Netta è anche la presa di distanza dai sindacati e dalle forme di rappresentanza tradizionalmente intese. La piattaforma programmatica che si evince dal volantino ha una matrice no global, ma con una chiave di lettura nazionalistica: si parla di “distruzione dell’identità di un paese”, del “lavoro degli italiani”. Contro “questo modello di Europa” – e dunque si presuppone non contro l’idea di un’Europa politica – e per il “rispetto della Costituzione”, con riferimento soprattutto al primo articolo: “L’Italia è una Repubblica democratica, fondata sul lavoro.La sovranità appartiene al popolo, che la esercita nelle forme e nei limiti della Costituzione”.

E’ chiara, nel presidio alle porte di Lecce, l’estrazione popolare dei suo componenti.

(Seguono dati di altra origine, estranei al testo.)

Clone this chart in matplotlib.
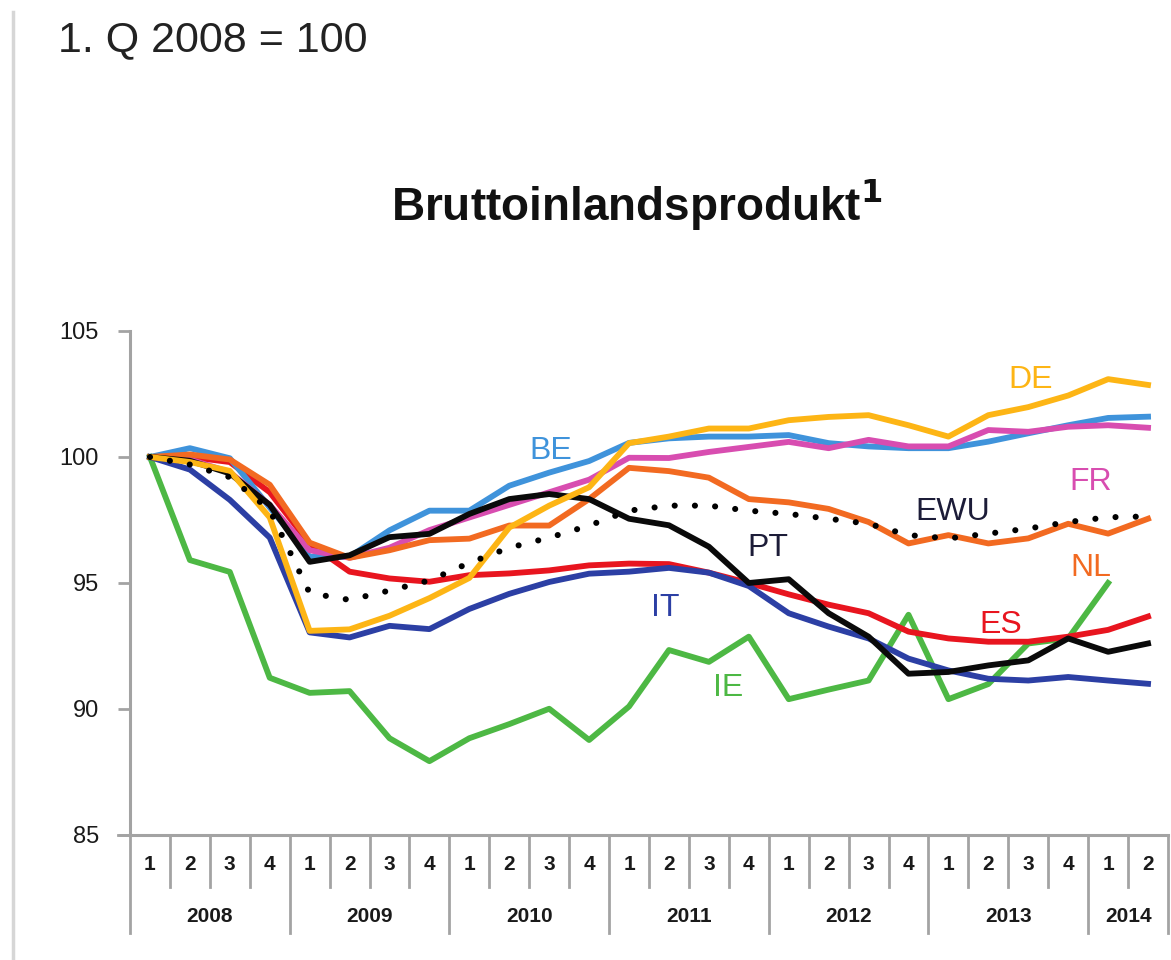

Precari e disoccupati, vittime di quel processo di marginalizzazione economica e sociale che ha travolto spezzoni importanti della società italiana, fino ad arrivare allo scenario a tinte fosche incardinato nei dati contenuti nel rapporto Eurostat: dal 2008 al 2012 gli italiani a rischio povertà o esclusione sociale sono passati da uno su quattro a quasi uno su tre.

E forse è proprio da questa platea che sono emersi gesti di solidarietà ai manifestanti: chi ha portato acqua, chi bevande calde, chi una semplice parola di solidarietà. Almeno a  Lecce la dissociazione da ogni forma di violenza è netta. Anzi, si coglie l’occasione per porgere le scuse a tutti quei cittadini che nel prolungato blocco stradale di lunedì mattina hanno avuto disagi pesanti.

a 004-13Da altre parti d’Italia giungono invece, documentate, notizie di interruzione della circolazione ferroviaria – come in queste ore sulla linea adriatica, nella stazione di Bisceglie – o di blitz nei negozi e nei centri commerciali per indurre gli esercenti ad una sorta di serrata solidale: a Savona, dove oggi è in corso una delle tante manifestazioni, sarebbe stato minacciato un rogo se il titolare di una libreria non avesse abbassato la saracinesca. Un esempio scelto per dire quanto in basso possano arrivare certe pulsioni ribellistiche. Dalle strade si ha poi notizia di intimidazioni a camionisti che non hanno aderito alla protesta.

E’ abbastanza chiaro, in generale, che su questa galassia di malcontento, reale e legittimo, qualche vecchia volpe dell’eversione sta cercando di metterci le mani, per orientarne gli esiti a proprio piacimento. Poi ci sono alcuni gruppi isolati di studenti che, in preda all’esaltazione, un po’ come accadeva quando era di moda occupare, si atteggiano a fare “cose da grandi” o si lasciano imbeccare da abili predicatori. Le forze dell’ordine hanno iniziato a prendere provvedimenti davanti a una marea così fluttuante e composita. Tredici persone, tutte di Andria e alcune della quali con precedenti, sono state identificate e ora sono indagate per i pestaggi avvenuti ai danni di negozianti i quali, però, si sono rifiutati di sporgere denuncia. Il ministero dell’Interno ha avuto dai servizi segreti chiare indicazioni sui pericoli di infiltrazione.

La situazione al momento è fluida e i leader nazionali non si esprimono ancora sulla data precisa dell’assedio ai palazzi romani del potere. Sarà quella la prova del nove per comprendere la reale essenza del coordinamento e la padronanza che lo stesso ha sulla mobilitazione in tutte le sue articolazioni: per avere il sostegno o la benevolenza di quel popolo a cui gli attivisti vorrebbero ridare dignità è necessario separare il radicalismo delle rivendicazioni dalla violenza dei comportamenti. Altrimenti le istanze di giustizia sociale, di liberazione dal giogo dei potentati finanziari, di rinnovamento della vita democratica del Paese – condivise nella loro essenza da una parte dell’opinione pubblica che pure non si riconosce nel coordinamento - non resteranno che sui volantini.